Empurrãozinho do BNDEs
As companhias listadas no Bovespa Mais não compartilham muitas semelhanças, além, claro, do fato de serem emergentes. Suas áreas de atuação variam de tecnologia da informação ao varejo de materiais de construção, passando pelo ramo alimentício e a fabricação de insumos farmacêuticos.
Uma característica, no entanto, une 11 das 15 atuais participantes do segmento: todas elas têm ou tiveram como sócio o Banco Nacional de Desenvolvimento Econômico e Social (BNDES).
A explicação para isso é uma regra do banco público, que exige que empresas de capital fechado que sejam aportadas entrem no mercado de capitais. No caso das grandes, o investimento é condicionado à listagem no Novo Mercado. Quando a empresa tem porte menor, a indicação é para o Bovespa Mais.
O prazo para o ingresso na Bolsa varia caso a caso e depende do grau de maturidade da companhia. “Quando aportamos recursos, o plano de negócio da empresa é analisado e são traçados alguns objetivos que devem ser cumpridos até ela pode entrar no mercado”, explica Eliane Lustosa, diretora de Mercado de Capitais do BNDES. “Na média, as companhias conseguem entrar em algum dos segmentos em até três anos”.
“No final do prazo, o banco avalia se o mercado está receptivo a novas colocações. Eventualmente, o prazo pode ser estendido, caso a instituição compreenda que aquele não é um bom momento”, diz.
O interesse do banco em fomentar a entrada das empresas na Bolsa tem como pano de fundo, além do próprio incentivo ao mercado de capitais, o ganho de liquidez. “Isso beneficia o próprio BNDES, que ganha com a valorização da empresa e com o avanço do mercado de capitais, mas também com a possibilidade de sair do investimento, quando julgar necessário”, diz Lustosa.
A expectativa do BNDES é que, até o final de 2018, três novas companhias entrem no Bovespa Mais. Uma é do segmento de equipamentos médicos, outra de equipamentos elétricos e a última de tecnologia da informação.
Atualmente, 29 pequenas e médias empresas estão na carteira do banco público, com o recebimento de investimentos diretos. De forma indireta, através de fundos, são cerca de 100.
Além do condicionamento do apoio financeiro à entrada na Bolsa, o BNDES também mantém um programa específico de incentivo ao Bovespa Mais. O projeto, lançado em 2014, prevê investimentos de até 1 bilhão de reais em ofertas públicas no mercado de acesso. A atuação do BNDES, nesse caso, seria como investidor-âncora, garantindo a subscrição em até 20% da oferta.
O problema, diz Lustosa, é que nenhuma empresa se interessou pelo programa até o momento. O motivo da falta de demanda, segundo ela, ainda é discutido.

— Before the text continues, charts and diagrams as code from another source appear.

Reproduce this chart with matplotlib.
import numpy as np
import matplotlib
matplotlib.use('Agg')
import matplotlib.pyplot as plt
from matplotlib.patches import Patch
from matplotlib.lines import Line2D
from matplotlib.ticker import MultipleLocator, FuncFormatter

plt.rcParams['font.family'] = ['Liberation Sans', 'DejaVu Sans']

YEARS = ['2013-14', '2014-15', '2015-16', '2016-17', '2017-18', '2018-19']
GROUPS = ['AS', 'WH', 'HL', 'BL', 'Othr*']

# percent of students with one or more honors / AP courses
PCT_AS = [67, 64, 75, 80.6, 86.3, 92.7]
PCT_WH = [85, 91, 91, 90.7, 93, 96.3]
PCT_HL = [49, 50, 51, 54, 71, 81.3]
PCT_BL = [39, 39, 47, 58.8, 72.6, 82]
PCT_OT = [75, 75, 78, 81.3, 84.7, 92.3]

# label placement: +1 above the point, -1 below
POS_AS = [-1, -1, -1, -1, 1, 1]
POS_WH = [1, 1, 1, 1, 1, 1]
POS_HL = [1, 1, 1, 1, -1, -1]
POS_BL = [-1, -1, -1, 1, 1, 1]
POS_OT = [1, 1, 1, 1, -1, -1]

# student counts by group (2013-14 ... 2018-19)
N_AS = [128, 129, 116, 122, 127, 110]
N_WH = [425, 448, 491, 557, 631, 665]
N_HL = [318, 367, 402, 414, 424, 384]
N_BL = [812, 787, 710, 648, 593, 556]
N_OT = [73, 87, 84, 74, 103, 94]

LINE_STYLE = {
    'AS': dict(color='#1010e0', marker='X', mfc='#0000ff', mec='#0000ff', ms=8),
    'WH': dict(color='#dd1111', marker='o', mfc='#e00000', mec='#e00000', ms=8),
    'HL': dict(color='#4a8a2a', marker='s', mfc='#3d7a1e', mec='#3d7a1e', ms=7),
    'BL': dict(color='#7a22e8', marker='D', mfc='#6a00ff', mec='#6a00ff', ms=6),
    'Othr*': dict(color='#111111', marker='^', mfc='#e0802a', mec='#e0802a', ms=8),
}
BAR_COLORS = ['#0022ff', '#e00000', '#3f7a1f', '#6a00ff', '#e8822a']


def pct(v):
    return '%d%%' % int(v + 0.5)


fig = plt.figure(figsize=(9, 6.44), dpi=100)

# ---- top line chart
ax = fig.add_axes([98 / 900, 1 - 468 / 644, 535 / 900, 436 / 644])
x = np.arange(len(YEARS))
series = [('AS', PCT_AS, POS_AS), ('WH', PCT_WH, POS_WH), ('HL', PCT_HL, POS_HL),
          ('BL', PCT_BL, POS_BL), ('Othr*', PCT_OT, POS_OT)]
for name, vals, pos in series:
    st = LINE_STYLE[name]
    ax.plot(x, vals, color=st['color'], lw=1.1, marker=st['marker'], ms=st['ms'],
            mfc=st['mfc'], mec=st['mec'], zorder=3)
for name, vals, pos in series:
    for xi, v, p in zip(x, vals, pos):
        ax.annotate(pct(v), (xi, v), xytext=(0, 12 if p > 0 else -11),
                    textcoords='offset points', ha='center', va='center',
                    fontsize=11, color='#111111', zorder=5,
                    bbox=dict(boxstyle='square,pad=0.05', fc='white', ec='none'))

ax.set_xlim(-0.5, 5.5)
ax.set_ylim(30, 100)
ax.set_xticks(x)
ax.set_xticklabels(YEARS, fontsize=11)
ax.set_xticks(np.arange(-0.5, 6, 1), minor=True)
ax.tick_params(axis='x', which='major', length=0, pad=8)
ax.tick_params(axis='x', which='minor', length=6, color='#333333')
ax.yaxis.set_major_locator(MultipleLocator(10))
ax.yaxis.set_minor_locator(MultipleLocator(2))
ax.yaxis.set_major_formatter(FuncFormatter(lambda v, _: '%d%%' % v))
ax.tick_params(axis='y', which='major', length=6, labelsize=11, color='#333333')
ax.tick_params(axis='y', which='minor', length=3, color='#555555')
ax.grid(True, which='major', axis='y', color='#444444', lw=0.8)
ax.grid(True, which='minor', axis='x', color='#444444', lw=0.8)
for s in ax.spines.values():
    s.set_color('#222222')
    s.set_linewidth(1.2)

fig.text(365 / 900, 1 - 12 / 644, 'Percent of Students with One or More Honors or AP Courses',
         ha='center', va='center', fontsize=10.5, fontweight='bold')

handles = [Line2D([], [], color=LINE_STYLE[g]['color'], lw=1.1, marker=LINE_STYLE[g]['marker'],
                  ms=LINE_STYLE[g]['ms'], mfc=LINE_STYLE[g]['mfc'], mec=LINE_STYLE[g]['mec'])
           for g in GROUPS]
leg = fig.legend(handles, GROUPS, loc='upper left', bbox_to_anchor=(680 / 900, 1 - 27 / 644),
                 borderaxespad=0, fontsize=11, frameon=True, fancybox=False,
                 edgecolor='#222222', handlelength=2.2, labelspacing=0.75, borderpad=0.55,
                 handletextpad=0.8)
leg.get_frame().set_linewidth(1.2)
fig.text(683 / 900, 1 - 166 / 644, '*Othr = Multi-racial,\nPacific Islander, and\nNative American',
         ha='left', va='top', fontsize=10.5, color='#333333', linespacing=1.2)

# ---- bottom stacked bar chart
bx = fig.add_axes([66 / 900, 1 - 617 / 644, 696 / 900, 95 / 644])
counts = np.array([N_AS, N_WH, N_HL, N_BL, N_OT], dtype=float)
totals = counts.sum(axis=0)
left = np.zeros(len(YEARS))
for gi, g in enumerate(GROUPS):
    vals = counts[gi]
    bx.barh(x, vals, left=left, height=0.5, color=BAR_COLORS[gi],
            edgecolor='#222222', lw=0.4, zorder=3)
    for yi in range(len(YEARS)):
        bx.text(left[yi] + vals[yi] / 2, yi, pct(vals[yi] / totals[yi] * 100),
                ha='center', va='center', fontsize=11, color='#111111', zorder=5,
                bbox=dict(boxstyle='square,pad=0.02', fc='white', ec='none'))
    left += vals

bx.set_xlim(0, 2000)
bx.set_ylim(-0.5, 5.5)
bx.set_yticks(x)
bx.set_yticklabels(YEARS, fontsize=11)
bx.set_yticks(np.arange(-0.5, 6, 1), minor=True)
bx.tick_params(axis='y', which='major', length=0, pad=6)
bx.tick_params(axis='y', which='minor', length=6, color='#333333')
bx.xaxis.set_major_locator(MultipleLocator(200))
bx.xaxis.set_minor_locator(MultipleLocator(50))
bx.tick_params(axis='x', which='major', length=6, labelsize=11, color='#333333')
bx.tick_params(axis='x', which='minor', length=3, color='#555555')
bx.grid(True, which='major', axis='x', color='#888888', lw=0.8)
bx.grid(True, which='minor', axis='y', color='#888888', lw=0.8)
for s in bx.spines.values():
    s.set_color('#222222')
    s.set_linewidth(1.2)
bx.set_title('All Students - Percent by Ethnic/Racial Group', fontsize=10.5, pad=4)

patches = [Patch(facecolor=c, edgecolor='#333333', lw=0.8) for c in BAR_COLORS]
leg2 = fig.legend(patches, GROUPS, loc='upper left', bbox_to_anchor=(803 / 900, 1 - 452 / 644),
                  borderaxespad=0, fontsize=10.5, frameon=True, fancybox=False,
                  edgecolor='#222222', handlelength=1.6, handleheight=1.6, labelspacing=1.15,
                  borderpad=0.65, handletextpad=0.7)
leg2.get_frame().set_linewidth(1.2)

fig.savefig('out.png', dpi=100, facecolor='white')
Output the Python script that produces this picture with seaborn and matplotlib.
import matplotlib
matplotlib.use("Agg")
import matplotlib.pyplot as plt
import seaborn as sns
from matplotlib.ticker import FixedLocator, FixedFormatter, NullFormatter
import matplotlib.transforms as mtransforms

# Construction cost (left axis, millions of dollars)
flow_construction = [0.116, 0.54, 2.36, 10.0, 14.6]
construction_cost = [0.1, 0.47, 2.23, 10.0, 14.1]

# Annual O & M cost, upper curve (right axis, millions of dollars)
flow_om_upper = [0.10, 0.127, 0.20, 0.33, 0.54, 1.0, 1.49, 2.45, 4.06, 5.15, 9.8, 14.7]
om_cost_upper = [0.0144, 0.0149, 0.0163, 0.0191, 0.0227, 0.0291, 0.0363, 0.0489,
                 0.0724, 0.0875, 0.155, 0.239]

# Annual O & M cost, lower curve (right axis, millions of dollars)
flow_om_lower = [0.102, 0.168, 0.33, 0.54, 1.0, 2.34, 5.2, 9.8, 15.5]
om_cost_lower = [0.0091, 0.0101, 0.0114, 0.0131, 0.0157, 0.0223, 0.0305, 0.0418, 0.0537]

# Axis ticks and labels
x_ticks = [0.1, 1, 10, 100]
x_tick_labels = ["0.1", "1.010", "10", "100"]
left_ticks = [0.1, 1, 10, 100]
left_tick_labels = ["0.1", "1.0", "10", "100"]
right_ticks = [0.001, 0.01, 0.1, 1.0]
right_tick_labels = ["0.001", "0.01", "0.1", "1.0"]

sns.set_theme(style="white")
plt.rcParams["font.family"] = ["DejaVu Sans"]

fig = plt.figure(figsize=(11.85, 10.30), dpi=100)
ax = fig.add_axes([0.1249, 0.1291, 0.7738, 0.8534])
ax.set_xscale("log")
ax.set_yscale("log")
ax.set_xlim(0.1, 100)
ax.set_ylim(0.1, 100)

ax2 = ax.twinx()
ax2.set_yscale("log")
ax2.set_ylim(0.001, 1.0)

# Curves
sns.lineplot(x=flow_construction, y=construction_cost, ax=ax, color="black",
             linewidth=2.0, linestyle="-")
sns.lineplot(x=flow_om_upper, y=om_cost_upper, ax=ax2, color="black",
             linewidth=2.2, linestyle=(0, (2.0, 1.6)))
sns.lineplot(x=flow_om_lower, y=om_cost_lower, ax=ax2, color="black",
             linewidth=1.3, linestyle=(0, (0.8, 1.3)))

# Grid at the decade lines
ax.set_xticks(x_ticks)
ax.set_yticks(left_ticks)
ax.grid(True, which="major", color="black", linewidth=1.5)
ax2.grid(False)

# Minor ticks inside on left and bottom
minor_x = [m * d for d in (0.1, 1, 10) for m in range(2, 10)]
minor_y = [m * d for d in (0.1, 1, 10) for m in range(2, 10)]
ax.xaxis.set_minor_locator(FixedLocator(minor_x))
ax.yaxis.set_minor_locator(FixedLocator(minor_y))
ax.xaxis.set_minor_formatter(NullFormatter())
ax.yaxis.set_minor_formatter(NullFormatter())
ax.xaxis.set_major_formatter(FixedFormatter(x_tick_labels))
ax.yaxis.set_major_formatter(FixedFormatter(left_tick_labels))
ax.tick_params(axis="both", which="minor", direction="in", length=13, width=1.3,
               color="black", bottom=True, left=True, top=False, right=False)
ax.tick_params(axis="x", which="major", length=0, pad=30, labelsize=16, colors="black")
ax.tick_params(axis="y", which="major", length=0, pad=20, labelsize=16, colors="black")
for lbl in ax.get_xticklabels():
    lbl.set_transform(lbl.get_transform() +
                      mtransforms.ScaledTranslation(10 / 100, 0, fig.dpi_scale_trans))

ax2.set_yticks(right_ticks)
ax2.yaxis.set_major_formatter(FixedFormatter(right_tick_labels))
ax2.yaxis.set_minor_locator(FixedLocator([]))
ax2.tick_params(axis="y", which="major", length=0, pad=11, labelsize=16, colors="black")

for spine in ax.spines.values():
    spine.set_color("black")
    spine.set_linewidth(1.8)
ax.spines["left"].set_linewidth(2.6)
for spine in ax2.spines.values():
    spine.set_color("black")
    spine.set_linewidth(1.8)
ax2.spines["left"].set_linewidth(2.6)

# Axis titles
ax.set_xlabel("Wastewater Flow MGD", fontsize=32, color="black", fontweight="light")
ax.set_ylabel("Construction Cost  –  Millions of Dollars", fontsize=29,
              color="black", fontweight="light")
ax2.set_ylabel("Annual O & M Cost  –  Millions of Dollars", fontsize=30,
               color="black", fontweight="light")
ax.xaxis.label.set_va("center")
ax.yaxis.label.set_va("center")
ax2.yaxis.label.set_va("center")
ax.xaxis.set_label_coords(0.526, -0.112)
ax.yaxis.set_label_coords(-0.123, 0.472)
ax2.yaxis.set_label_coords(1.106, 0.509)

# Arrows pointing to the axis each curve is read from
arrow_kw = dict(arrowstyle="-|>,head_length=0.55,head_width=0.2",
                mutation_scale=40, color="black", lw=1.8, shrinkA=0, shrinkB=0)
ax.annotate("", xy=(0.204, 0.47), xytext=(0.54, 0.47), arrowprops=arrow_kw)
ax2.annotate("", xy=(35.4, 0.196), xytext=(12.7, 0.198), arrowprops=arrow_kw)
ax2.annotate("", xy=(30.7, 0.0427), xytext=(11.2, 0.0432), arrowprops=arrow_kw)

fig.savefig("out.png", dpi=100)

“Atualmente, estudamos uma reformulação desse programa. Discutimos as regras para descobrir porque ainda não deu certo”, diz a executiva. “A questão do cenário econômico certamente influenciou. Nos últimos anos, o mercado andou de lado. Agora que ele está vivendo um momento de revigoração, as empresas emergentes devem procurar por oportunidades”.